Now playing: one film score to rule them all
Ahead of a Dublin performance, ‘Lord of the Rings’ composer Howard Shore answers questions about matching Tolkien’s vision and why the music is better heard live
HOWARD SHORE has composed film scores for more than 80 films, most notably collaborating with David Cronenberg, Martin Scorsese and Peter Jackson.
He won three Academy Awards for scoring the Lord of the Rings trilogy, and was also nominated for an Oscar for his score for Scorsese’s Hugo.
This Sunday, the RTÉ Concert Orchestra performs The Lord Of The Rings: The Two Towers at the O2 in Dublin.
When you start to write, do you envisage the type of sounds or instruments straight away, or do you sketch things up, with the specifics emerging later?
When I start I always work from counterpoint and harmony – the real basics of music – and I don’t think in terms of orchestration or colour. That’s a separate process for me, so I always work counterpointedly first. I work a lot from words, from the story or book. Whatever I’m working on, I like to read a lot, so having a piece like The Lord Of The Rings was really a gift.
How important is a writing setting for you?
It is quite important. I live in a forest in New York and a lot of Tolkien’s work is about nature. I think I feel really connected to his work because I love nature so much, so I always write in a very woodland setting.
Were you always a fan?
Oh yes. I read The Hobbit and The Lord Of The Rings in the 1960s and I really fell in love with the stories.
Could you ever have imagined you’d end up working so extensively on it?
I never really did. I never imagined it at the time; I just enjoyed it as a reader. Later on, when I started to delve into the work and the writing, I revisited all of Tolkien’s work, of course, and I fell in love with it all over again.

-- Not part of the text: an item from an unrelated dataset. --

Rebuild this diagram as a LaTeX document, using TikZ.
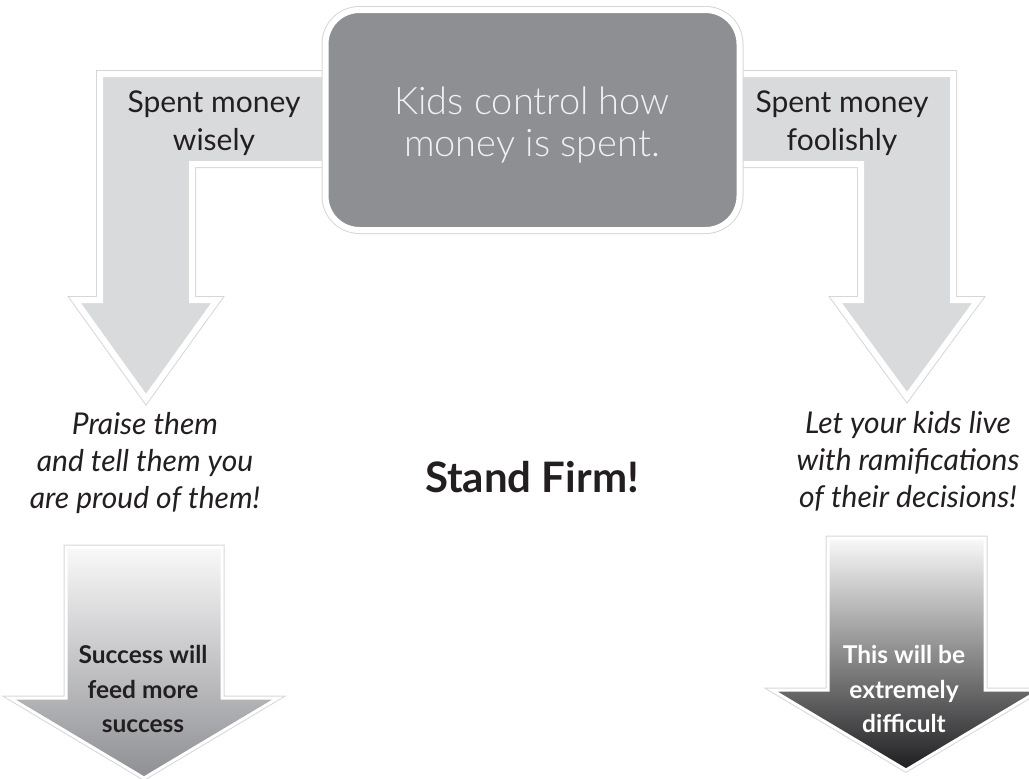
\documentclass[tikz,border=0pt]{standalone}
\usepackage{fontspec}
\setmainfont{Lato}
\IfFontExistsTF{Lato Light}{\newfontfamily\lightfont{Lato Light}}{\newfontfamily\lightfont{Lato}}

\definecolor{boxgray}{RGB}{142,143,147}
\definecolor{bargray}{RGB}{217,218,220}
\definecolor{rimgray}{RGB}{214,215,217}
\definecolor{ink}{RGB}{35,31,32}
\definecolor{boxink}{RGB}{240,240,240}
\definecolor{paletop}{RGB}{249,249,249}
\definecolor{softbottom}{RGB}{142,143,147}
\definecolor{darkbottom}{RGB}{30,30,32}

\tikzset{
  bentarrow/.style={fill=bargray, draw=white, line width=6pt, line join=miter,
    preaction={draw=rimgray, line width=8pt, line join=miter}},
  kidsbox/.style={rounded corners=34pt, minimum width=414pt, minimum height=220pt,
    fill=boxgray, draw=white, line width=6pt, inner sep=0pt,
    preaction={draw=rimgray, line width=8pt}},
  blockarrow/.style={draw=white, line width=3pt, line join=miter,
    preaction={draw=rimgray, line width=5pt, line join=miter}},
  armtext/.style={font=\fontsize{30}{37.5}\selectfont, text=ink, align=center, inner sep=0pt},
  boxtext/.style={font=\lightfont\fontsize{38}{42}\selectfont, text=boxink, align=center, inner sep=0pt},
  advice/.style={font=\itshape\fontsize{30}{37}\selectfont, text=ink, align=center, inner sep=0pt},
  motto/.style={font=\bfseries\fontsize{42}{50}\selectfont, text=ink, inner sep=0pt},
  outcome/.style={font=\bfseries\fontsize{24.5}{34.5}\selectfont, align=center, inner sep=0pt},
}

\begin{document}
\begin{tikzpicture}[x=1pt,y=-1pt]
\useasboundingbox (0,0) rectangle (1029,779);
\clip (0,0) rectangle (1029,779);

% bent arrows leaving the central box
\path[bentarrow] (100,74) -- (345,74) -- (345,164) -- (192,164) -- (192,300)
  -- (217,300) -- (146,399) -- (75,300) -- (100,300) -- cycle;
\path[bentarrow] (953,74) -- (720,74) -- (720,164) -- (861,164) -- (861,300)
  -- (836,300) -- (907,397) -- (978,300) -- (953,300) -- cycle;

% central box
\node[kidsbox] (kids) at (532.5,120) {};
\node[boxtext] (kidstext) at (532,125) {Kids control how\\money is spent.};

% branch labels
\node[armtext] (wise) at (214,123) {Spent money\\wisely};
\node[armtext] (fool) at (842,123) {Spent money\\foolishly};

% advice texts
\node[advice] (praise) at (145,463) {Praise them\\and tell them you\\are proud of them!};
\node[advice] (live) at (908,461) {Let your kids live\\with ramifications\\of their decisions!};

\node[motto] (firm) at (532,477) {Stand Firm!};

% outcome block arrows
\shadedraw[blockarrow, top color=paletop, bottom color=softbottom]
  (66,547) -- (222,547) -- (222,698) -- (278,698) -- (144,778) -- (10,698) -- (66,698) -- cycle;
\shadedraw[blockarrow, top color=paletop, bottom color=darkbottom]
  (828,538) -- (985,538) -- (985,690) -- (1040,690) -- (906,770) -- (772,690) -- (828,690) -- cycle;

\node[outcome, text=ink] (success) at (143,689) {Success will\\feed more\\success};
\node[outcome, text=white] (hard) at (904,689) {This will be\\extremely\\difficult};
\end{tikzpicture}
\end{document}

When you set out to score The Lord of the Rings, did you feel challenged or intimidated by the vastness of the trilogy?
Well, I went to visit the set and I saw the quality of filmmaking at work. It was so beautiful you wanted to be a part of it. Of course it was quite a journey – almost four years of writing and composing and orchestrating and conducting. It’s quite a massive work, but really it’s the culmination of all those years of work and being so deeply involved in Tolkien’s story.